Dialect differences exist

MySQL, PostgreSQL, SQL Server, and Oracle have different SQL extensions. Parser may not recognize all vendor-specific syntax.

Comments are tokens too

SQL comments (-- and /* */) are parsed as tokens but don't affect query execution. They're preserved in the token stream.

Quoted identifiers are special

Backtick-quoted (MySQL) or double-quoted (PostgreSQL) identifiers are treated differently from unquoted names.

Case sensitivity varies

Keywords are typically case-insensitive in SQL, but identifiers may be case-sensitive depending on the database and quoting.

Common Questions

What's the difference between a token and a clause?

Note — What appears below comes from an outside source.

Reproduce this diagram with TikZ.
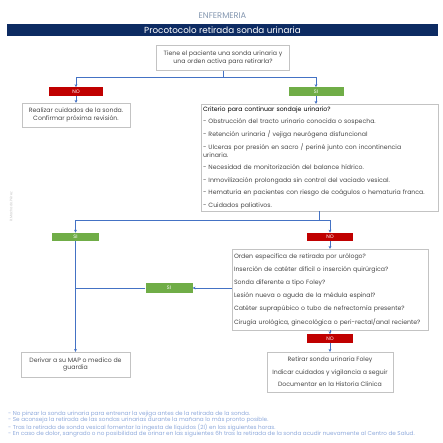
\documentclass[tikz,border=0pt]{standalone}
\usepackage{fontspec}
\setmainfont{Poppins}
\usetikzlibrary{arrows.meta,positioning}
\definecolor{navy}{RGB}{13,43,98}
\definecolor{nored}{RGB}{192,0,0}
\definecolor{sigreen}{RGB}{112,173,71}
\definecolor{lineblue}{RGB}{68,114,196}
\definecolor{boxgray}{RGB}{195,195,195}
\definecolor{textgray}{RGB}{70,70,70}
\definecolor{headgray}{RGB}{132,151,176}
\definecolor{notesblue}{RGB}{142,169,219}
\tikzset{
	>={Stealth[length=2.8pt,width=2.8pt]},
	flow/.style={draw=lineblue,line width=0.5pt},
	box/.style={draw=boxgray,line width=0.4pt,rectangle,align=center,text=textgray,font=\fontsize{6.2}{7.5}\selectfont,inner sep=2pt},
	listbox/.style={box,align=left,inner xsep=2pt},
	tag/.style={rectangle,text=white,font=\fontsize{5}{5}\selectfont,minimum height=8.5pt,inner sep=0pt},
	nobox/.style={tag,fill=nored,minimum width=46pt},
	sibox/.style={tag,fill=sigreen,minimum width=47pt},
	titlebar/.style={fill=navy,text=white,font=\fontsize{8.8}{9}\selectfont,minimum width=431pt,minimum height=12pt,inner sep=0pt},
	notes/.style={align=left,text=notesblue,font=\fontsize{5.7}{6.2}\selectfont,inner sep=0pt}
}
\begin{document}
\begin{tikzpicture}[x=1pt,y=-1pt]
	\useasboundingbox (0,0) rectangle (443,443);
	% cabecera
	\node[font=\fontsize{8.3}{9}\selectfont,text=headgray] (enf) at (222.5,16) {ENFERMERIA};
	\node[titlebar] (tit) at (222.5,30) {Procotocolo retirada sonda urinaria};
	\node[rotate=90,font=\fontsize{3.5}{4}\selectfont,text=boxgray] (firma) at (11,207) {R.Machado.Pérez};
	
	\node[box,minimum width=133pt,minimum height=25pt] (preg) at (223,58) {Tiene el paciente una sonda urinaria y\\ una orden activa para retirarla?};
	\node[coordinate] (spreg) at (223,77.5) {};
	\node[nobox,minimum width=54pt] (no1) at (76,91.5) {NO};
	\node[sibox,minimum width=55pt] (si1) at (316,91.5) {SI};
	\node[box,minimum width=108pt,minimum height=24pt] (cuid) at (76,115) {Realizar cuidados de la sonda.\\ Confirmar próxima revisión.};
	\node[listbox,text width=233pt,minimum height=107pt] (crit) at (319.5,157.5) {%
		{\color{black}Criterio para continuar sondaje urinario?}\\[5pt]
		- Obstrucción del tracto urinario conocida o sospecha.\\[5pt]
		- Retención urinaria / vejiga neurógena disfuncional\\[5pt]
		- Ulceras por presión en sacro / periné junto con incontinencia\\ urinaria.\\[5pt]
		- Necesidad de monitorización del balance hídrico.\\[5pt]
		- Inmovilización prolongada sin control del vaciado vesical.\\[5pt]
		- Hematuria en pacientes con riesgo de coágulos o hematuria franca.\\[5pt]
		- Cuidados paliativos.};
	\node[coordinate] (scrit) at (319.5,220) {};
	\node[sibox] (si2) at (75.5,237) {SI};
	\node[nobox] (no2) at (330,237) {NO};
	\node[listbox,text width=192pt,minimum height=81pt] (crit2) at (330,289.5) {%
		Orden especifica de retirada por urólogo?\\[5.7pt]
		Inserción de catéter difícil o inserción quirúrgica?\\[5.7pt]
		Sonda diferente a tipo Foley?\\[5.7pt]
		Lesión nueva o aguda de la médula espinal?\\[5.7pt]
		Catéter suprapúbico o tubo de nefrectomía presente?\\[5.7pt]
		Cirugía urológica, ginecológica o peri-rectal/anal reciente?};
	\node[sibox,minimum height=10pt] (si3) at (169,288) {SI};
	\node[nobox] (no3) at (330,338.5) {NO};
	\node[box,minimum width=126pt,minimum height=40pt] (retir) at (330,372) {Retirar sonda urinaria Foley\\[5pt] Indicar cuidados y vigilancia a seguir\\[5pt] Documentar en la Historia Clinica};
	\node[box,minimum width=109pt,minimum height=25pt] (deriv) at (75.5,364.5) {Derivar a su MAP o medico de\\ guardia};
	
	\node[notes,anchor=north west] (notas) at (8,410.5) {%
		- No pinzar la sonda urinaria para entrenar la vejiga antes de la retirada de la sonda.\\
		- Se aconseja la retirada de las sondas urinarias durante la mañana lo más pronto posible.\\
		- Tras la retirada de sonda vesical fomentar la ingesta de líquidos (2l) en las siguientes horas.\\
		- En caso de dolor, sangrado o no posibilidad de orinar en las siguientes 6h tras la retirada de la sonda acudir nuevamente al Centro de Salud.};
	
	\draw[flow] (preg) -- (spreg);
	\draw[flow,->] (spreg) -| (no1);
	\draw[flow,->] (spreg) -| (si1);
	\draw[flow,->] (no1) -- (cuid);
	\draw[flow,->] (si1) -- (si1 |- crit.north);
	\draw[flow] (crit) -- (scrit);
	\draw[flow,->] (scrit) -| (si2);
	\draw[flow,->] (scrit) -| (no2);
	\draw[flow,->] (no2) -- (crit2);
	\draw[flow,->] (si3 -| crit2.west) -- (si3);
	\draw[flow] (si3) -- (si3 -| si2);
	\draw[flow,->] (si2) -- (deriv);
	\draw[flow,->] (crit2) -- (no3);
	\draw[flow,->] (no3) -- (retir);
\end{tikzpicture}
\end{document}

Tokens are the smallest units (keywords, names, operators). Clauses are logical groups of tokens (SELECT clause, WHERE clause) that form the query structure.

Why are some keywords highlighted differently?

Different keyword types have different colors: SQL commands (SELECT, INSERT), functions (COUNT, SUM), data types (VARCHAR, INT), etc. This helps identify token types at a glance.

Can this parse stored procedures?

Basic procedure syntax parses, but complex procedural logic (loops, conditionals, cursors) may not fully parse. This tool focuses on DML queries.

How does this handle subqueries?

Subqueries appear as nested structures in the parse tree. They're tokenized separately but shown in context of the parent query.

What happens with invalid SQL?

The parser will tokenize what it can and indicate where parsing fails. This helps identify syntax errors by showing where the parser got confused.

Can I use this to validate SQL syntax?

Partial validation is possible - if parsing fails, there's likely a syntax error. But use a dedicated validator for comprehensive syntax checking.

How are string literals with quotes handled?

String literals are tokenized as single units, including their content. Embedded quotes (escaped or doubled) are part of the string token.